What’s McDuff’s secret? “The [securities] industry rewards analysts for boring, homogenous work and penalizes those who provide truly insightful views,” he says. “I typically own companies the industry doesn’t cover, covers poorly or covers with largely plagiarized reports.”

For anyone who likes McDuff’s perspective, and track record, the bad news is that you can’t hitch a ride directly on RMG ValueCatalyst because it’s a mutual fund on paper only. McDuff set up the simulation on the investing Web site Marketocracy.com, where his results are monitored and he is ranked number one among 70,000 managers. If you want to play along and have at least $50,000 to invest, Marketocracy Capital Management will mimic McDuff’s portfolio for a fee of 1.9% of assets a year.

Now living in Winnipeg with his wife, Bridget, McDuff picks stocks with a desktop computer and online brokerage account–plus the heavy research he learned to do growing up. “Because it’s so damn cold in The Pas, there was nothing to do but read,” says McDuff, 43. “I’d spend hours at the library reading financial periodicals.”

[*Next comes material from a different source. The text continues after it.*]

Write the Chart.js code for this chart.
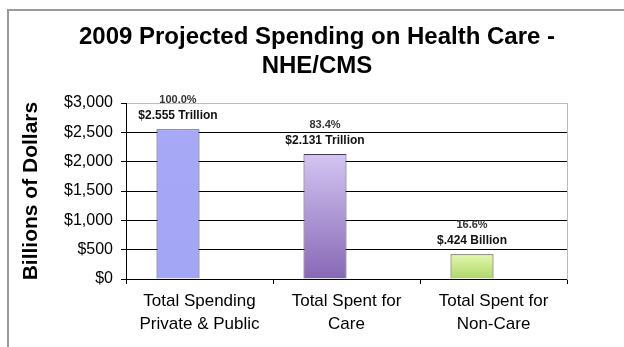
<!DOCTYPE html>
<html>
<head>
<meta charset="utf-8">
<script src="https://cdn.jsdelivr.net/npm/chart.js@4"></script>
<style>
  html, body { margin: 0; padding: 0; background: #fff; }
  #wrap { position: relative; width: 624px; height: 347px; overflow: hidden; }
  #frame { position: absolute; left: 7px; top: 9px; width: 700px; height: 400px;
           border-left: 2px solid #999; border-top: 2px solid #999; }
  canvas { position: absolute; left: 0; top: 0; }
</style>
</head>
<body>
<div id="wrap">
  <div id="frame"></div>
  <canvas id="chart" width="624" height="347"></canvas>
</div>
<script>
// 2009 projected national health expenditure, billions of dollars
const categories = [
  ['Total Spending', 'Private & Public'],
  ['Total Spent for', 'Care'],
  ['Total Spent for', 'Non-Care']
];
const spending = [2555, 2131, 424];
const shareLabels = ['100.0%', '83.4%', '16.6%'];
const amountLabels = ['$2.555 Trillion', '$2.131 Trillion', '$.424 Billion'];
const yTicks = [0, 500, 1000, 1500, 2000, 2500, 3000];

const FONT = "'Liberation Sans', Arial, sans-serif";

// top / bottom colours of each bar's vertical gradient
const barShades = [
  ['#a7a9f7', '#a3a5f5'],
  ['#d3c5f2', '#8868b6'],
  ['#e6f8ac', '#acd66a']
];

function barFill(ctx) {
  const chart = ctx.chart;
  const i = ctx.dataIndex;
  const y = chart.scales.y;
  if (!chart.chartArea || !y || ctx.raw == null) return barShades[i] ? barShades[i][0] : '#ccc';
  const top = y.getPixelForValue(ctx.raw);
  const bottom = y.getPixelForValue(0);
  const g = chart.ctx.createLinearGradient(0, top, 0, bottom);
  g.addColorStop(0, barShades[i][0]);
  g.addColorStop(1, barShades[i][1]);
  return g;
}

// share and amount written above each bar
const barLabels = {
  id: 'barLabels',
  afterDatasetsDraw(chart) {
    const ctx = chart.ctx;
    const meta = chart.getDatasetMeta(0);
    ctx.save();
    ctx.textAlign = 'center';
    ctx.textBaseline = 'middle';
    meta.data.forEach((bar, i) => {
      ctx.fillStyle = '#333';
      ctx.font = 'bold 11px ' + FONT;
      ctx.fillText(shareLabels[i], bar.x, bar.y - 29);
      ctx.fillStyle = '#111';
      ctx.font = 'bold 12px ' + FONT;
      ctx.fillText(amountLabels[i], bar.x, bar.y - 13);
    });
    ctx.restore();
  }
};

new Chart(document.getElementById('chart'), {
  type: 'bar',
  data: {
    labels: categories,
    datasets: [
      {
        data: spending,
        backgroundColor: barFill,
        borderColor: '#3c3c5a',
        borderWidth: 1,
        borderSkipped: 'bottom'
      },
      {
        data: categories.map(() => null)
      }
    ]
  },
  options: {
    responsive: false,
    animation: false,
    devicePixelRatio: 1,
    categoryPercentage: 0.585,
    barPercentage: 1.0,
    layout: { padding: { left: 10, top: 10, right: 0, bottom: 0 } },
    plugins: {
      legend: { display: false },
      tooltip: { enabled: false },
      title: {
        display: true,
        text: ['2009 Projected Spending on Health Care -', 'NHE/CMS'],
        color: '#000',
        font: { family: FONT, size: 24, weight: 'bold', lineHeight: 1.21 },
        padding: { top: 13, bottom: 22 }
      }
    },
    scales: {
      x: {
        grid: { drawOnChartArea: false, drawTicks: true, tickLength: 5, color: '#000', offset: true },
        border: { display: true, color: '#000', width: 1 },
        ticks: { color: '#000', font: { family: FONT, size: 17, lineHeight: 1.35 }, padding: 6, maxRotation: 0 },
        afterFit(scale) { scale.height = 68; }
      },
      y: {
        min: 0,
        max: 3000,
        afterBuildTicks(scale) { scale.ticks = yTicks.map(v => ({ value: v })); },
        grid: {
          color: c => (c.tick && c.tick.value === 3000 ? '#bbbbbb' : '#000'),
          tickLength: 5,
          tickColor: '#000'
        },
        border: { display: true, color: '#000', width: 1 },
        ticks: {
          color: '#000',
          padding: 8,
          font: { family: FONT, size: 16 },
          callback: v => '$' + v.toLocaleString('en-US')
        },
        title: {
          display: true,
          text: 'Billions of Dollars',
          color: '#000',
          font: { family: FONT, size: 21, weight: 'bold' },
          padding: { top: 9, bottom: 0 }
        },
        afterFit(scale) { scale.width = 116; }
      },
      y2: {
        position: 'right',
        min: 0,
        max: 3000,
        grid: { display: false },
        ticks: { display: false },
        border: { display: true, color: '#bbbbbb', width: 1 },
        afterFit(scale) { scale.width = 57; }
      }
    }
  },
  plugins: [barLabels]
});
</script>
</body>
</html>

McDuff was always drawn more to the challenge of investing than to the trappings of high finance. After graduating from the University of Manitoba with an economics degree in 1986, he spent 14 years as a stockbroker with Bank of Montreal (nyse: BMO - news - people )’s BMO Nesbitt Burns. By 2000 he’d saved $2 million and decided it was enough. He quit his job at age 37 to try managing money–his own and the virtual kind.

“While my colleagues were living the high life, I was saving,” McDuff says, “still driving my 1991 Toyota (nyse: TM - news - people ) 4Runner and living in my $150,000 house.” [Rest of article]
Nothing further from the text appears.